START Data excerpt

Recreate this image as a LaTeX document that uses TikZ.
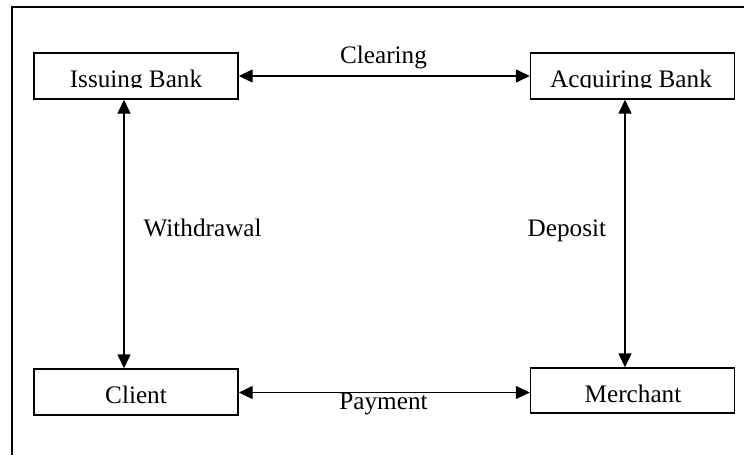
\documentclass[tikz,border=0pt]{standalone}
\usepackage{fontspec}
\setmainfont{Liberation Serif}
\usetikzlibrary{arrows.meta}
\begin{document}
\begin{tikzpicture}[x=0.5pt,y=-0.5pt,
  line width=0.7pt,
  box/.style={draw,line width=0.7pt,inner sep=0pt,minimum width=102pt,minimum height=23pt},
  txt/.style={anchor=base,inner sep=0pt,font=\fontsize{12.6}{15}\selectfont},
  arr/.style={{Triangle[length=7pt,width=6.5pt]}-{Triangle[length=7pt,width=6.5pt]},line width=0.7pt}]
\useasboundingbox (0,0) rectangle (744,455);
% frame
\draw (744,7) -- (12,7) -- (12,455);
% boxes
\node[box] (ib) at (136,76) {};
\node[box] (ab) at (632.5,76) {};
\node[box] (cl) at (136,392) {};
\node[box,minimum height=22.5pt] (me) at (632.5,390.5) {};
% box texts (descenders clipped at the baseline as in the reference)
\begin{scope}
  \clip (ib.north west) rectangle (ib.east |- 0,87.6);
  \node[txt] (ibt) at (136,87) {Issuing Bank};
\end{scope}
\begin{scope}
  \clip (ab.north west) rectangle (ab.east |- 0,87.6);
  \node[txt] (abt) at (631,87) {Acquiring Bank};
\end{scope}
\node[txt] (clt) at (136,403) {Client};
\node[txt] (met) at (633,402) {Merchant};
% connectors
\coordinate (vl) at (124,0);
\coordinate (vr) at (625,0);
\coordinate (hp) at (0,392.5);
\draw[arr] (ib.east) -- (ab.west);
\draw[arr] (cl.east |- hp) -- (me.west |- hp);
\draw[arr] (vl |- ib.south) -- (vl |- cl.north);
\draw[arr] (vr |- ab.south) -- (vr |- me.north);
% labels
\node[txt] (clr) at (383.5,63) {Clearing};
\node[txt] (pay) at (383.5,409) {Payment};
\node[txt,anchor=base west] (wd) at (143,236) {Withdrawal};
\node[txt,anchor=base west] (dp) at (527,236) {Deposit};
\end{tikzpicture}
\end{document}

END Data excerpt

* **Requirements**:
Images should not appear in the copy; retype the listing above exactly.

* **Reply**:
Recreate this image as a LaTeX document that uses TikZ.
\documentclass[tikz,border=0pt]{standalone}
\usepackage{fontspec}
\setmainfont{Liberation Serif}
\usetikzlibrary{arrows.meta}
\begin{document}
\begin{tikzpicture}[x=0.5pt,y=-0.5pt,
  line width=0.7pt,
  box/.style={draw,line width=0.7pt,inner sep=0pt,minimum width=102pt,minimum height=23pt},
  txt/.style={anchor=base,inner sep=0pt,font=\fontsize{12.6}{15}\selectfont},
  arr/.style={{Triangle[length=7pt,width=6.5pt]}-{Triangle[length=7pt,width=6.5pt]},line width=0.7pt}]
\useasboundingbox (0,0) rectangle (744,455);
% frame
\draw (744,7) -- (12,7) -- (12,455);
% boxes
\node[box] (ib) at (136,76) {};
\node[box] (ab) at (632.5,76) {};
\node[box] (cl) at (136,392) {};
\node[box,minimum height=22.5pt] (me) at (632.5,390.5) {};
% box texts (descenders clipped at the baseline as in the reference)
\begin{scope}
  \clip (ib.north west) rectangle (ib.east |- 0,87.6);
  \node[txt] (ibt) at (136,87) {Issuing Bank};
\end{scope}
\begin{scope}
  \clip (ab.north west) rectangle (ab.east |- 0,87.6);
  \node[txt] (abt) at (631,87) {Acquiring Bank};
\end{scope}
\node[txt] (clt) at (136,403) {Client};
\node[txt] (met) at (633,402) {Merchant};
% connectors
\coordinate (vl) at (124,0);
\coordinate (vr) at (625,0);
\coordinate (hp) at (0,392.5);
\draw[arr] (ib.east) -- (ab.west);
\draw[arr] (cl.east |- hp) -- (me.west |- hp);
\draw[arr] (vl |- ib.south) -- (vl |- cl.north);
\draw[arr] (vr |- ab.south) -- (vr |- me.north);
% labels
\node[txt] (clr) at (383.5,63) {Clearing};
\node[txt] (pay) at (383.5,409) {Payment};
\node[txt,anchor=base west] (wd) at (143,236) {Withdrawal};
\node[txt,anchor=base west] (dp) at (527,236) {Deposit};
\end{tikzpicture}
\end{document}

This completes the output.